使用WMI的CoInitializeEx（COINIT_MULTITHREADED）和Goroutines

We have a monitoring agent written in Go that uses a number of goroutines to gather system metrics from WMI. We recently discovered the program was leaking memory when the go binary is run on Server 2016 or Windows 10 (also possibly on other OS using WMF 5.1). After creating a minimal test case to reproduce the issue it seems that the leak only occurs if you make a large number of calls to the ole.CoInitializeEx method (possibly something changed in WMF 5.1 but we could not reproduce the issue using the python comtypes package on the same system).

We are using COINIT_MULTITHREADED for multithread apartment (MTA) in our application, and my question is this: Because we are issuing OLE/WbemScripting calls from various goroutines, do we need to call ole.CoInitializeEx just once on startup or once in each goroutine? Our query code already uses runtime.LockOSThread to prevent the scheduler from running the method on different OS threads, but the MSDN remarks on CoInitializeEx seem to indicate it must be called at least once on each thread. I am not aware of any way to make sure new goroutines run on an already initialized OS thread, so multiple calls to CoInitializeEx seemed like the correct approach (and worked fine for the last few years).

We have already refactored the code to do all the WMI calls on a dedicated background worker, but I am curious to know if our original code should work using only one CoInitializeEx at startup instead of once for every goroutine.

AFAIK, since Win32 API is defined only in terms of native OS threads, a call to CoInitialize[Ex]() only ever affects the thread it completed on.

Since the Go runtime uses free M×N scheduling of the goroutines to OS threads, and these threads are created / deleted as needed at runtime in a manner completely transparent to the goroutines, the only way to make sure the CoInitialize[Ex]() call has any lasting effect on the goroutine it was performed on is to first bind that goroutine to its current OS thread by calling runtime.LockOSThread() and doing this for every goroutine intended to do COM calls.

Please note that this basically creates an 1×1 mapping between goroutines and OS threads which defeats much of the purpose of goroutines to begin with. So supposedly you might want to consider having just a single goroutine calling into COM and listening for requests on a channel, or having a pool of such worker goroutines hidden behing another one which would dispatch the clients' requests onto the workers.

Update regarding COINIT_MULTITHREADED.

To cite the docs:

Multi-threading (also called free-threading) allows calls to methods of objects created by this thread to be run on any thread. There is no serialization of calls — many calls may occur to the same method or to the same object or simultaneously. Multi-threaded object concurrency offers the highest performance and takes the best advantage of multiprocessor hardware for cross-thread, cross-process, and cross-machine calling, since calls to objects are not serialized in any way. This means, however, that the code for objects must enforce its own concurrency model, typically through the use of synchronization primitives, such as critical sections, semaphores, or mutexes.

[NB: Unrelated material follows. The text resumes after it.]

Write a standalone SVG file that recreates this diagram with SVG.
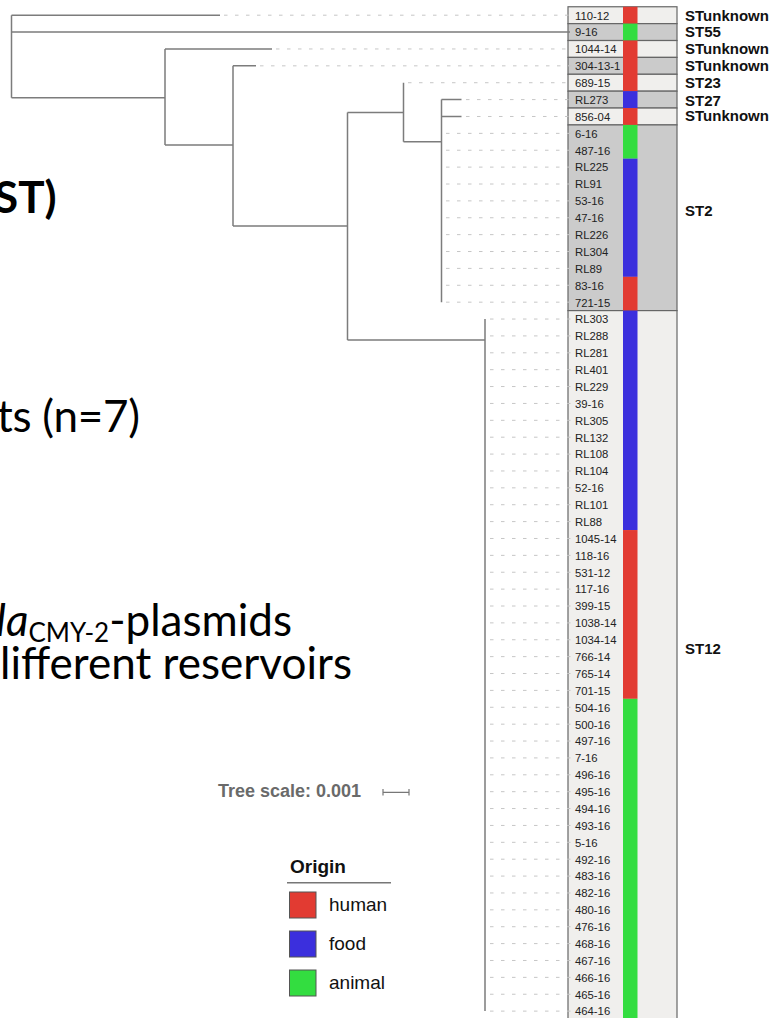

In addition, because the object doesn't control the lifetime of the threads that are accessing it, no thread-specific state may be stored in the object (in Thread Local Storage).

So basically the COM threading model has nothing to do with initialization of the threads theirselves—but rather with how the COM subsystem is allowed to call the methods of the COM objects you create on the COM-initialized threads.

IIUC, if you will COM-initialize a thread as COINIT_MULTITHREADED and create some COM object on it, and then pass its reference to some outside client of that object so that it is able to call that object's methods, those methods can be called by the OS on any thread in your process.

I really have no idea how this is supposed to interact with Go runtime, so I'd start small and would use a single thread with STA model and then maybe try to make it more complicated if needed.

On the other hand, if you only instantiate external COM objects and not transfer their descriptors outside (and it appears that's the case), the threading model should not be relevant. That is, only unless some code in the WUA API would call some "event-like" method on a COM object you have instantiated.